In one embodiment and referring back to FIG. 2, to ensure that streaming data takes precedence over other communications, IR logic 214 can place remote control signals 104 (FIG. 1) on streaming data bus 207 (via wireless data transceiver block 203) before CPU 201 generates an acknowledgement (ACK) packet that would normally be sent to the source device after receipt of a streaming data packet, thereby ensuring that the source device responds to remote control signals 104 before sending another streaming data packet.

In yet another embodiment, wireless data transceiver block 203 can include multiple queues 221, 222, and 223, wherein queue 221 could line up lower priority signals (e.g. non-streaming data signals), queue 222 could line up higher priority signals (e.g. streaming data signals), and queue 223 could line up highest priority signals (e.g. command signals). In this embodiment, if any signals are present in highest priority queue 223, then those signals are sent before any signal present in higher priority queue 222. Similarly, if any signals are present in higher priority queue 222, then those signals are sent before any signal present in lower priority queue 221.

Note that an IR signal is relatively slow, e.g. 2 kHz square wave.

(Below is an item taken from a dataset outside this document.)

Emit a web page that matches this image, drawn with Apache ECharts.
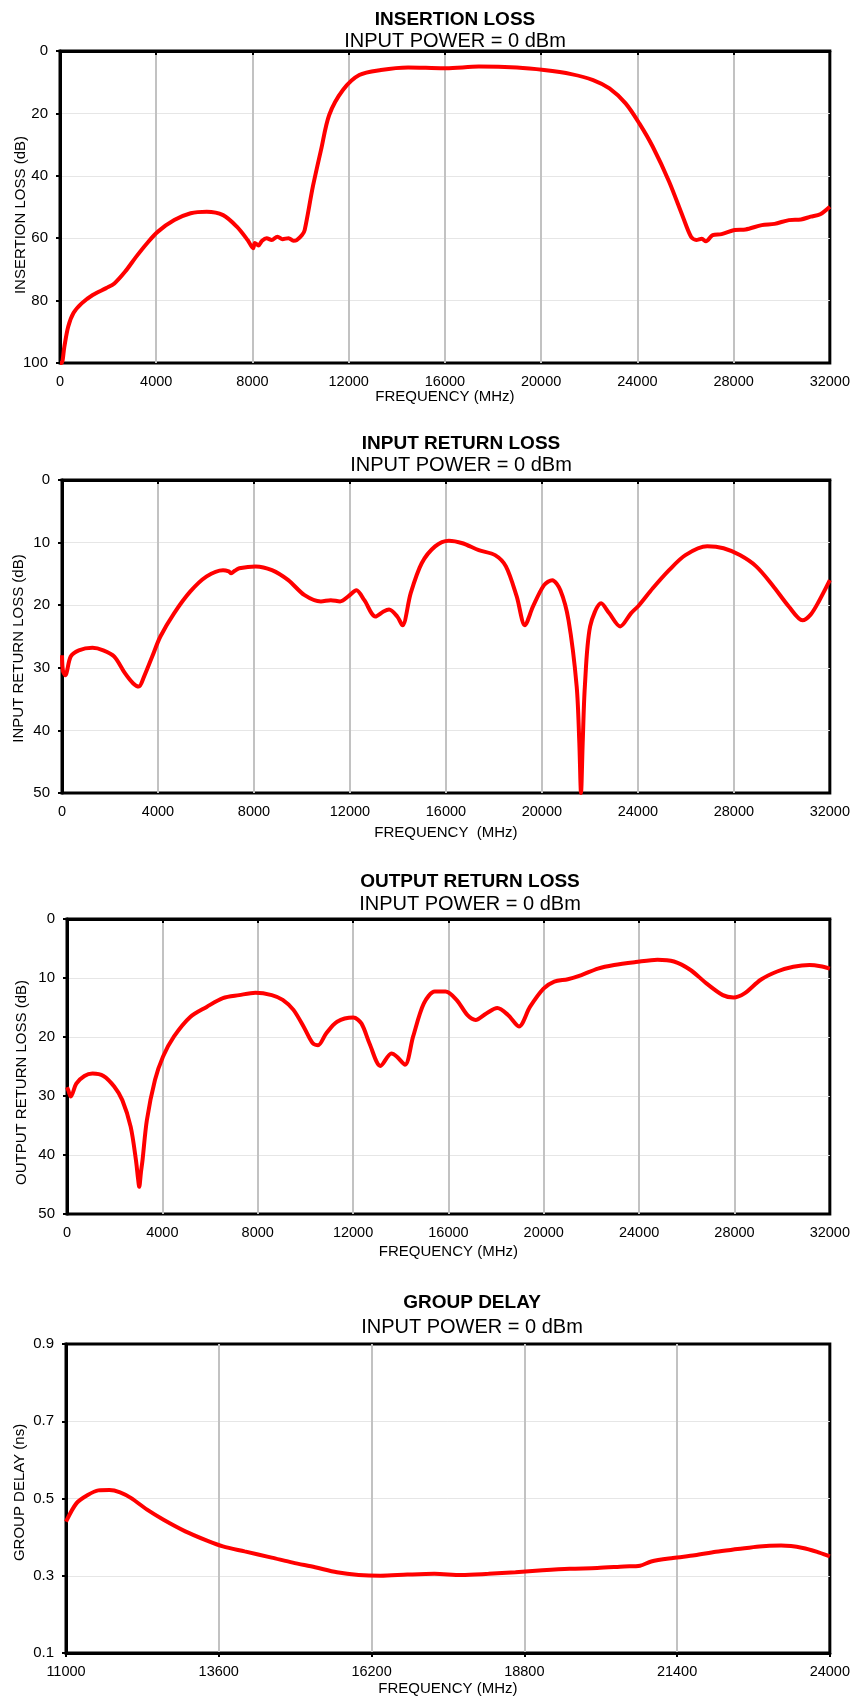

However, this IR signal is actually “chopped” at a 38 kHz rate to avoid interference. A commercially available implementation of a photodiode assembly can have a 38 kHz “chop” feature, i.e. component(s) that can remove the 38 kHz chop. In one embodiment, this chop feature can be included in IR transmitter 110 (FIG. 1), but not IR receiver 106.

Accordingly, it is intended that the scope of the invention be defined by the following Claims and their equivalents.